Once you can look at the scars less as injuries and more as decorations… loving, dating & loss become a beautiful exploration of self and others

Quite honestly, I’m still reeling from my recent love loss, but while I lived it… it was special. I know this by the way I was able to really lean in, feel the feels & really fall in to it. While the free fall can be freeing in the moment, the higher you fall from, the harder you fall. In the time since my grandma passed away, each time I start with someone new I have a bit more space to fill. I am expanding & my heart has more room for someone to find a spot to settle in. This is a vulnerable place to be. It's an open invite for someone to hurt me again but I suppose the rewards are worth the risk.

Now here I am, 30. Each time I start new with someone, I try to reflect on the past & the growth it brought me. I try to reflect on the ghosts of my past and the love I felt regardless of the endings. I try to let my future flash before my eyes and consider the vastness that lies before me. I consider the benefits of experience versus safety. What is worth more in my account? What will get me out of the hole of bankruptcy? I’m still figuring all of this shit out and it definitely terrifies me. There are still days where I feel bankrupt and numb, days where safety feels better than vulnerability. To be vulnerable is one of the scariest things to experience but simultaneously one of the most rewarding.

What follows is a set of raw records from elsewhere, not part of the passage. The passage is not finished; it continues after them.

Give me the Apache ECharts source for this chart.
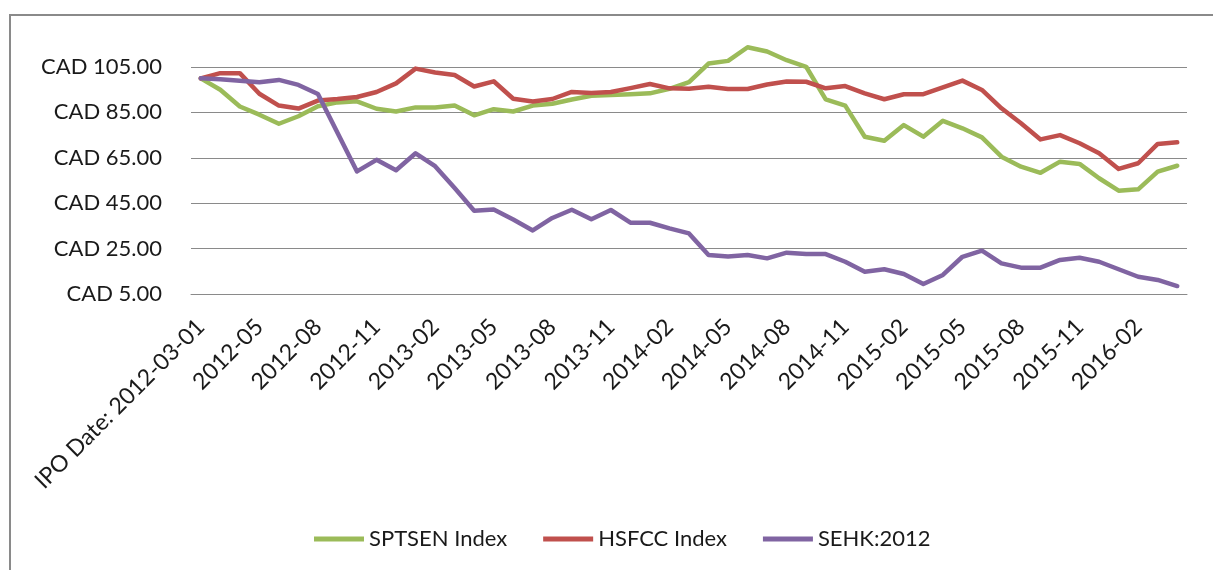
<!DOCTYPE html>
<html>
<head>
<meta charset="utf-8">
<script src="https://cdn.jsdelivr.net/npm/echarts@6/dist/echarts.min.js"></script>
<style>
    html, body { margin: 0; padding: 0; background: #fff; }
    #main { width: 1213px; height: 570px; }
</style>
</head>
<body>
<div id="main"></div>
<script>
// monthly points, first one is the IPO date
var categories = [
    'IPO Date: 2012-03-01',
    '2012-03', '2012-04', '2012-05', '2012-06', '2012-07', '2012-08', '2012-09', '2012-10', '2012-11', '2012-12',
    '2013-01', '2013-02', '2013-03', '2013-04', '2013-05', '2013-06', '2013-07', '2013-08', '2013-09', '2013-10', '2013-11', '2013-12',
    '2014-01', '2014-02', '2014-03', '2014-04', '2014-05', '2014-06', '2014-07', '2014-08', '2014-09', '2014-10', '2014-11', '2014-12',
    '2015-01', '2015-02', '2015-03', '2015-04', '2015-05', '2015-06', '2015-07', '2015-08', '2015-09', '2015-10', '2015-11', '2015-12',
    '2016-01', '2016-02', '2016-03', '2016-04'
]

var sptsen = [100, 95.0, 87.6, 84.0, 80.0, 83.3, 87.7, 89.4, 89.9, 86.6, 85.4,
    87.2, 87.2, 88.0, 83.7, 86.4, 85.4, 88.0, 88.8, 90.7, 92.3,
    92.7, 93.0, 93.4, 95.4, 98.3, 106.5, 107.7, 113.7, 111.8, 108.0, 105.1,
    90.7, 88.0, 74.3, 72.5, 79.4, 74.3, 81.3, 78.0, 74.0, 65.5, 61.1, 58.4, 63.3, 62.3, 56.0, 50.5, 51.1, 58.9, 61.5]

var hsfcc = [100, 102.3, 102.3, 93.2, 88.0, 86.7, 90.2, 90.9, 91.8, 94.0, 97.8,
    104.3, 102.6, 101.5, 96.4, 98.7, 91.0, 89.8, 90.9, 94.0, 93.5,
    94.0, 95.7, 97.5, 95.6, 95.4, 96.3, 95.3, 95.3, 97.3, 98.6, 98.5,
    95.6, 96.6, 93.4, 90.8, 93.0, 93.0, 96.0, 99.0, 94.9, 86.8, 80.2, 73.1, 75.0, 71.4, 67.0, 60.1, 62.6, 71.1, 71.8]

var sehk = [100, 99.6, 98.9, 98.3, 99.3, 97.1, 93.1, 76.0, 59.0, 64.1, 59.5,
    67.0, 61.3, 51.7, 41.7, 42.2, 37.8, 33.0, 38.5, 42.1, 37.9,
    42.0, 36.4, 36.4, 33.9, 31.7, 22.2, 21.5, 22.2, 20.7, 23.2, 22.6,
    22.6, 19.2, 14.8, 15.9, 13.8, 9.4, 13.4, 21.4, 24.1, 18.5, 16.6, 16.6, 20.0, 21.0, 19.2, 15.9, 12.6, 11.2, 8.5]

var seriesNames = ['SPTSEN Index', 'HSFCC Index', 'SEHK:2012']
var seriesColors = ['#9bbb59', '#c0504d', '#8064a2']

var font = 'Lato, Carlito, Calibri, sans-serif'

var chart = echarts.init(document.getElementById('main'), null, { renderer: 'canvas' })

function lineSeries(name, data, color) {
    return {
        name: name,
        type: 'line',
        data: data,
        showSymbol: false,
        symbol: 'none',
        clip: false, // the green peak goes over the top gridline
        lineStyle: { color: color, width: 4.5, join: 'round', cap: 'round' },
        itemStyle: { color: color },
        animation: false,
    }
}

var option = {
    backgroundColor: '#fff',
    animation: false,
    textStyle: { fontFamily: font },
    graphic: [
        {
            type: 'rect',
            shape: { x: 10, y: 15, width: 1240, height: 600 },
            style: { fill: 'none', stroke: '#8a8a8a', lineWidth: 2 },
            silent: true,
        },
    ],
    grid: {
        left: 191,
        right: 26,
        top: 67,
        bottom: 276,
        containLabel: false,
    },
    legend: {
        data: seriesNames,
        left: 309,
        top: 523,
        itemWidth: 50,
        itemHeight: 5,
        itemGap: 36,
        icon: 'rect',
        textStyle: { fontFamily: font, fontSize: 22, color: '#1a1a1a' },
    },
    xAxis: {
        type: 'category',
        data: categories,
        boundaryGap: true,
        axisLine: { show: true, lineStyle: { color: '#8a8a8a', width: 1 } },
        axisTick: { show: false },
        axisLabel: {
            interval: 2,
            rotate: 45,
            margin: 29,
            fontFamily: font,
            fontSize: 23,
            color: '#1a1a1a',
        },
    },
    yAxis: {
        type: 'value',
        min: 5,
        max: 105,
        interval: 20,
        axisLine: { show: false },
        axisTick: { show: false },
        splitLine: { lineStyle: { color: '#8a8a8a', width: 1 } },
        axisLabel: {
            margin: 29,
            fontFamily: font,
            fontSize: 22,
            color: '#1a1a1a',
            formatter: function (v) { return 'CAD ' + v.toFixed(2) },
        },
    },
    series: [
        lineSeries(seriesNames[0], sptsen, seriesColors[0]),
        lineSeries(seriesNames[1], hsfcc, seriesColors[1]),
        lineSeries(seriesNames[2], sehk, seriesColors[2]),
    ],
}
chart.setOption(option)
</script>
</body>
</html>
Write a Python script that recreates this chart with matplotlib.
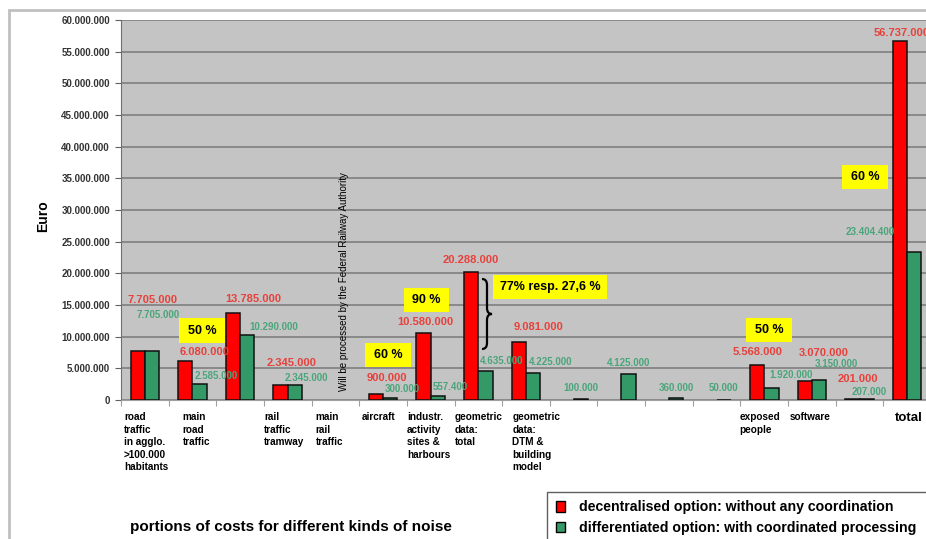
import matplotlib.pyplot as plt
from matplotlib.patches import Rectangle, PathPatch
from matplotlib.path import Path
import numpy as np

plt.rcParams['font.family'] = ['Liberation Sans', 'DejaVu Sans']

# Kosten je Lärmart (Euro)
categories = ['road\ntraffic\nin agglo.\n>100.000\nhabitants', 'main\nroad\ntraffic', '',
              'rail\ntraffic\ntramway', 'main\nrail\ntraffic', 'aircraft',
              'industr.\nactivity\nsites &\nharbours', 'geometric\ndata:\ntotal',
              'geometric\ndata:\nDTM &\nbuilding\nmodel', '', '', '', '',
              'exposed\npeople', 'software', '', 'total']
decentral = [7705000, 6080000, 13785000, 2345000, None, 900000, 10580000, 20288000,
             9081000, None, None, None, None, 5568000, 3070000, 201000, 56737000]
differentiated = [7705000, 2585000, 10290000, 2345000, None, 300000, 557400, 4635000,
                  4225000, 100000, 4125000, 360000, 50000, 1920000, 3150000, 207000, 23404400]
yticks = list(range(0, 60000001, 5000000))

# label offsets in pixels from the bar top
red_off = [(15, 51), (19, 9), (20, 14), (11, 22), None, (11, 16), (1.5, 11), (0, 12), (20, 15),
           None, None, None, None, (0, 13), (19, 28), (5, 20), (2, 8)]
green_off = [(6.5, 36), (17, 8), (26, 8), (11, 7), None, (12, 9), (12, 9.5), (16, 10), (17, 11),
             (0, 11), (0, 11), (0, 10), (0, 12), (20, 13), (17, 16), (3, 7), (-44, 20)]
cat_dx = [3, 14, 0, 0, 4, 3, 0, 0, 10, 0, 0, 0, 0, -1, 2, 0, 12]

W, H = 926, 539


def fx(px):
    return px / W


def fy(py):
    return 1 - py / H


def fmt(v):
    return f'{v:,.0f}'.replace(',', '.')


fig = plt.figure(figsize=(9.26, 5.39), dpi=100)
fig.add_artist(Rectangle((fx(9), fy(600)), fx(1000), 590 / H, transform=fig.transFigure,
                         fc='white', ec='#c0c0c0', lw=2, zorder=-5))

ax = fig.add_axes([fx(121), fy(400), fx(810), 380 / H])
ax.set_facecolor('#c4c4c4')

n = len(categories)
x = np.arange(n)
w = 0.30

red_color = '#ff0000'
green_color = '#339966'

for i in range(n):
    if decentral[i] is not None:
        ax.bar(x[i] - w / 2, decentral[i], w, color=red_color, edgecolor='#101010', lw=1.1, zorder=3)
        dx, dy = red_off[i]
        ax.annotate(fmt(decentral[i]), (x[i] - w / 2, decentral[i]), xytext=(dx, dy),
                    textcoords='offset pixels', ha='center', va='center',
                    fontsize=8, fontweight='bold', color='#e8403a', zorder=4)
    if differentiated[i] is not None:
        ax.bar(x[i] + w / 2, differentiated[i], w, color=green_color, edgecolor='#101010', lw=1.1, zorder=3)
        dx, dy = green_off[i]
        ax.annotate(fmt(differentiated[i]), (x[i] + w / 2, differentiated[i]), xytext=(dx, dy),
                    textcoords='offset pixels', ha='center', va='center',
                    fontsize=7, fontweight='bold', color='#4aa57a', zorder=4)

ax.set_xlim(-0.5, n - 0.5)
ax.set_ylim(0, 60000000)
ax.set_yticks(yticks)
ax.set_yticklabels([fmt(v) for v in yticks], fontsize=7, fontweight='bold', color='#333333')
ax.set_xticks(np.arange(n + 1) - 0.5)
ax.set_xticklabels([])
ax.tick_params(axis='y', length=4, color='#606060', pad=4)
ax.tick_params(axis='x', length=4, color='#a0a0a0')
ax.yaxis.grid(True, color='#7f7f7f', lw=1.2, zorder=1)
ax.set_axisbelow(True)
for s in ['top', 'right']:
    ax.spines[s].set_visible(False)
ax.spines['left'].set_color('#707070')
ax.spines['bottom'].set_color('#a0a0a0')
ax.set_ylabel('Euro', fontsize=10, fontweight='bold', labelpad=6)
ax.yaxis.set_label_coords(-(121 - 50) / 810, 0.485)

# category names below the axis
for i, name in enumerate(categories):
    if not name:
        continue
    big = name == 'total'
    ax.annotate(name, (x[i] - 0.5, 0), xytext=(cat_dx[i], -12), textcoords='offset pixels',
                ha='left', va='top', fontsize=9.5 if big else 7.2, fontweight='bold',
                linespacing=1.32, annotation_clip=False)

# note for main rail traffic
fig.text(fx(344), fy(282), 'Will be processed by the Federal Railway Authority', rotation=90,
         ha='center', va='center', fontsize=7)

# yellow percentage boxes
boxes = [('50 %', 179, 318, 46, 25), ('60 %', 365, 343, 46, 24), ('90 %', 404, 288, 45, 24),
         ('77% resp. 27,6 %', 493, 275, 114, 24), ('50 %', 746, 318, 46, 24), ('60 %', 842, 165, 46, 24)]
for txt, bx, by, bw, bh in boxes:
    fig.add_artist(Rectangle((fx(bx), fy(by + bh)), bw / W, bh / H, transform=fig.transFigure,
                             fc='#ffff00', ec='none', zorder=5))
    fig.text(fx(bx + bw / 2), fy(by + bh / 2), txt, ha='center', va='center',
             fontsize=9, fontweight='bold', zorder=6)

# curly brace next to geometric data
x0, xm, x1 = 482, 487, 492
yt, ymid, yb = 279, 314, 349
r = 6
verts = [(x0, yt), (xm, yt), (xm, yt + r), (xm, ymid - r), (xm, ymid), (x1, ymid),
         (xm, ymid), (xm, ymid + r), (xm, yb - r), (xm, yb), (x0, yb)]
codes = [Path.MOVETO, Path.CURVE3, Path.CURVE3, Path.LINETO, Path.CURVE3, Path.CURVE3,
         Path.CURVE3, Path.CURVE3, Path.LINETO, Path.CURVE3, Path.CURVE3]
verts = [(fx(a), fy(b)) for a, b in verts]
fig.add_artist(PathPatch(Path(verts, codes), transform=fig.transFigure, fc='none',
                         ec='black', lw=1.6, zorder=6))

fig.text(fx(130), fy(527), 'portions of costs for different kinds of noise', ha='left', va='center',
         fontsize=11, fontweight='bold')

# legend box runs off the lower right corner
fig.add_artist(Rectangle((fx(547), fy(650)), fx(500), 158 / H, transform=fig.transFigure,
                         fc='white', ec='#606060', lw=1, zorder=4))
handles = [Rectangle((0, 0), 1, 1, fc=red_color, ec='black', lw=1),
           Rectangle((0, 0), 1, 1, fc=green_color, ec='black', lw=1)]
leg = fig.legend(handles, ['decentralised option: without any coordination',
                           'differentiated option: with coordinated processing'],
                 loc='upper left', bbox_to_anchor=(fx(555), fy(499)),
                 prop={'size': 10.2, 'weight': 'bold'}, frameon=False,
                 handlelength=0.6, handleheight=0.75, handletextpad=1.0,
                 labelspacing=0.45, borderpad=0.1, borderaxespad=0)
leg.set_zorder(5)

plt.savefig('out.png', dpi=100)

We rip out so much of ourselves to be cured of things faster, that we go bankrupt by the age of thirty and have less to offer each time we start with someone new… or do we? Is what we are offering less? Or is it more? More pain, more scars, greater expectations of disappointment? The fine line to distinguish here is that to make yourself feel nothing so as to not feel anything is impossible. Trust me, I’ve tried it. The feeling you're left with is emptiness—what a waste. You must consider how you heal the wounds that will inevitably and naturally come with loving vulnerably… are they scars or decorations?